Do College Sports Enhance Future Earnings?

2006-08-15

     Do student athletes financially outperform their non-athlete counterparts after they graduate from college – or do the earnings of college athletes lag behind?

     According to Binghamton University researchers in a new study published in the Journal of Human Resources, both views are supported by data. Former athletes working in business, military or manual labor occupations fare better wage-wise than non-athletes in those occupations, the researchers found. However, former athletes who teach in high schools, and perhaps work as coaches, lag behind non-athletes.

     Study co-author Daniel J. Henderson, Ph.D., assistant professor of economics at Binghamton University, used data from the Cooperative Institutional Research Survey of college freshmen and included more than 4,200 males.  The participants were surveyed six years after their expected college graduation. The follow-up questionnaire asked about individuals’ post-college earnings, occupational choices, graduate degrees attained and athletic participation in college.

     Henderson and his co-authors found that a slightly higher percentage of athletes than non-athletes were in higher income brackets. Most athletes in business, the military and manual labor were better off wage-wise than non-athletes working in those fields, but not all athletes enjoyed a premium from sports participation.

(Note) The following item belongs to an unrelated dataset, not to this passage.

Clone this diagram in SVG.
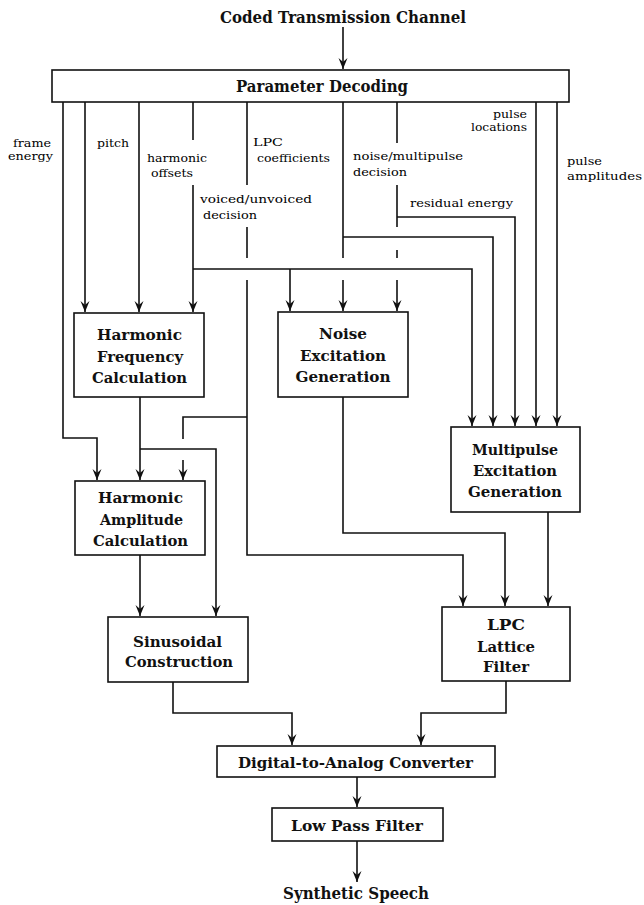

     The survey further showed that former college athletes were more likely than non-athletes to select high school teaching as an occupation, even though they earned 8 percent less than nonathletes who chose high school teaching careers. The research also showed that a higher percentage of athletes than non-athletes had earned bachelor’s, master’s, or doctoral or professional degrees by six years after they were expected to complete college. In addition, compared with non-athletes, athletes were more likely to attend a private institution, to report themselves to be more driven than non-athletes, and to have a goal to be financially well-off.

     The study results can be found in the Summer 2006 issue of the Journal of Human Resources, published by the University of Wisconsin Press.